When building a requirement, remember that it is a goal that someone must achieve. Designers and developers can’t meet the security goals for an application unless you create specific and achievable requirements.
Types of security requirements
If you’re entrenched in the requirements or contracting world, you’re already aware of the basic kinds of requirements: functional, nonfunctional, and derived. Software security requirements fall into the same categories. Just like performance requirements define what a system has to do and be to perform according to specifications, security requirements define what a system has to do and be to perform securely.
When defining functional nonsecurity requirements, you see statements such as “If the scan button is pressed, the lasers shall activate and scan for a barcode.” This is what a barcode scanner needs to do. Likewise, a security requirement describes something a system has to do to enforce security. For example: “The cashier must log in with a magnetic stripe card and PIN before the cash register is ready to process sales.”
Functional requirements describe what a system has to do. So functional security requirements describe functional behavior that enforces security. Functional requirements can be directly tested and observed. Requirements related to access control, data integrity, authentication, and wrong password lockouts fall under functional requirements.
Nonfunctional requirements describe what a system has to be. These are statements that support auditability and uptime. Nonfunctional security requirements are statements such as “Audit logs shall be verbose enough to support forensics.” Supporting auditability is not a direct functionality requirement, but it supports auditability requirements from regulations that might apply.
Derived requirements are inspired by the functional and nonfunctional requirements. For example, if a system has a user ID and PIN functional requirement, a derived requirement might define the number of allowable incorrect PIN guesses before an account is locked out. For audit logs, a derived requirement might support the integrity of the logs, such as log injection prevention.
Derived requirements are tricky because these stem from abuse cases. Not only must requirements designers think like a user and a customer, but they also have to think like an attacker. For every bit of functionality given to users, an attacker could abuse it. For example, log-in functionality could become password guessing attempts, uploading files could open a system up to hosting malware, and accepting text could open the door to cross-site scripting or SQL injection.

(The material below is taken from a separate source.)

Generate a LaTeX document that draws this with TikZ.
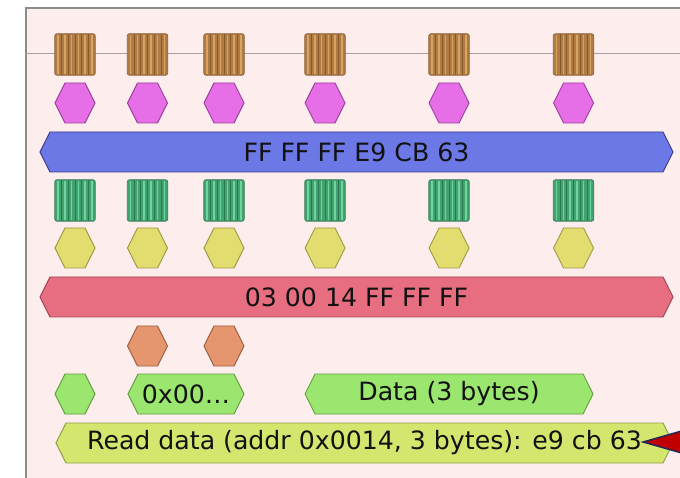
\documentclass[tikz,border=0pt]{standalone}
\usepackage{fontspec}
\setmainfont{DejaVu Sans}
\usetikzlibrary{calc}
\definecolor{framefill}{HTML}{FDEDED}
\definecolor{framedraw}{HTML}{8C8C8C}
\definecolor{wire}{HTML}{A8A0A0}
\definecolor{txt}{HTML}{121212}
\definecolor{brownbase}{HTML}{B07C44}
\definecolor{browndark}{HTML}{86592C}
\definecolor{brownlight}{HTML}{D8A464}
\definecolor{greenbase}{HTML}{42A270}
\definecolor{greendark}{HTML}{2A7650}
\definecolor{greenlight}{HTML}{70D49E}
\definecolor{pinkfill}{HTML}{E66EE6}
\definecolor{pinkdraw}{HTML}{9C409C}
\definecolor{bluefill}{HTML}{6B78E6}
\definecolor{bluedraw}{HTML}{3A3F8A}
\definecolor{yelfill}{HTML}{E3DC6E}
\definecolor{yeldraw}{HTML}{A09A44}
\definecolor{redfill}{HTML}{E66E80}
\definecolor{reddraw}{HTML}{A04454}
\definecolor{orfill}{HTML}{E6966E}
\definecolor{ordraw}{HTML}{9C6244}
\definecolor{grfill}{HTML}{9AE66E}
\definecolor{grdraw}{HTML}{62A044}
\definecolor{ygfill}{HTML}{D4E66E}
\definecolor{ygdraw}{HTML}{90A044}
\definecolor{markred}{HTML}{C00000}
\definecolor{marknavy}{HTML}{1A2A5A}
\newcommand\hexbar[7]{%
  \draw[fill=#5, draw=#6, line width=0.9pt, line join=miter]
    (#2,#4) -- (#2+10,#4-20) -- (#3-10,#4-20) -- (#3,#4) -- (#3-10,#4+20) -- (#2+10,#4+20) -- cycle;
  \node[labeltext] (#1) at ({(#2+#3)/2},#4) {#7};}
% coil: name, cx, cy, colour prefix
\newcommand\coilat[4]{%
  \node[coilbox=#4] (#1) at (#2,#3) {};
  \foreach \i in {0,...,5}{
    \draw[#4light, line width=1.4pt] ($(#1.north west)!{(\i+0.5)/6}!(#1.north east)+(0,1.5)$) -- ($(#1.south west)!{(\i+0.5)/6}!(#1.south east)+(0,-1.5)$);
  }
  \foreach \i in {1,...,5}{
    \draw[#4dark, line width=0.9pt] ($(#1.north west)!{\i/6}!(#1.north east)+(0,0.5)$) -- ($(#1.south west)!{\i/6}!(#1.south east)+(0,-0.5)$);
  }
  \draw[#4dark, line width=0.7pt, rounded corners=2pt] (#1.north west) rectangle (#1.south east);
}
\tikzset{
  labeltext/.style={inner sep=0pt, text=txt, font=\fontsize{25.2}{30}\selectfont},
  coilbox/.style={minimum width=40pt, minimum height=41pt, inner sep=0pt,
    rounded corners=2pt, fill=#1base},
}
\begin{document}
\begin{tikzpicture}[x=1pt, y=-1pt]
\useasboundingbox (0,0) rectangle (680,478);
\clip (0,0) rectangle (680,478);
\fill[white] (0,0) rectangle (680,478);
\draw[fill=framefill, draw=framedraw, line width=1.3pt] (26,8) rectangle (700,500);
% wire
\coordinate (wl) at (26,53);
\coordinate (wr) at (690,53);
\draw[wire, line width=0.9pt] (wl) -- (wr);
% coils
\foreach \n/\cx in {1/75, 2/147.5, 3/224, 4/325, 5/449, 6/573.5}{
  \coilat{bc\n}{\cx}{54.5}{brown}
  \coilat{gc\n}{\cx}{200.5}{green}
}
% pink and yellow hexagons
\foreach \n/\cx in {1/75, 2/147.5, 3/224, 4/325, 5/449, 6/573.5}{
  \hexbar{ph\n}{\cx-20}{\cx+20}{103}{pinkfill}{pinkdraw}{}
  \hexbar{yh\n}{\cx-20}{\cx+20}{248}{yelfill}{yeldraw}{}
}
% blue bar
\hexbar{blue}{40}{673}{152}{bluefill}{bluedraw}{FF FF FF E9 CB 63}
% red bar
\hexbar{red}{40}{673}{297}{redfill}{reddraw}{03 00 14 FF FF FF}
% orange
\hexbar{oh1}{127.5}{167.5}{346}{orfill}{ordraw}{}
\hexbar{oh2}{204}{244}{346}{orfill}{ordraw}{}
% green row
\hexbar{gh1}{55}{95}{394}{grfill}{grdraw}{}
\hexbar{addr}{128}{244}{394}{grfill}{grdraw}{0x00…}
\hexbar{data}{305}{593}{394}{grfill}{grdraw}{Data (3 bytes)}
% read data bar
\hexbar{read}{56}{673}{443}{ygfill}{ygdraw}{Read data (addr 0x0014, 3 bytes): e9 cb 63}
% marker
\coordinate (mk) at (643,442);
\draw[fill=markred, draw=marknavy, line width=1.4pt, line join=miter] (mk) -- (720,420) -- (720,464) -- cycle;
\end{tikzpicture}
\end{document}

Software security requirements can come from many sources in the requirements and early design phases. When you’re defining functionality, you must define it securely or provide supporting requirements to ensure that the business logic is secure. You should tailor generic guidance from industry best practices and regulatory requirements to meet specific application requirements.
Abuse cases are one way to think like an attacker. Designers flip a use case on its head and analyze how the functionality could be abused. If a user is allowed to generate reports with sensitive data, how might an unauthorized user gain access to those reports and their sensitive data? Abuse cases are often answered by industry best practices, which you can use to build requirements for how the application handles access to privileged data.
Software security requirements can also come from an analysis of the design via architecture risk analysis. If a web application uses a specific framework or language, you’ll need to apply industry knowledge of attack patterns and vulnerabilities. If a framework prevents cross-site scripting in some situations and not others, you’ll need to define a requirement that speaks to how the developers will prevent cross-site scripting in insecure situations.
Every security requirement should address a specific security need, so it’s essential to know about the vulnerabilities that could exist in an application. Generic guidance and knowledge are not enough. Specific security requirements will arise from specific application requirements.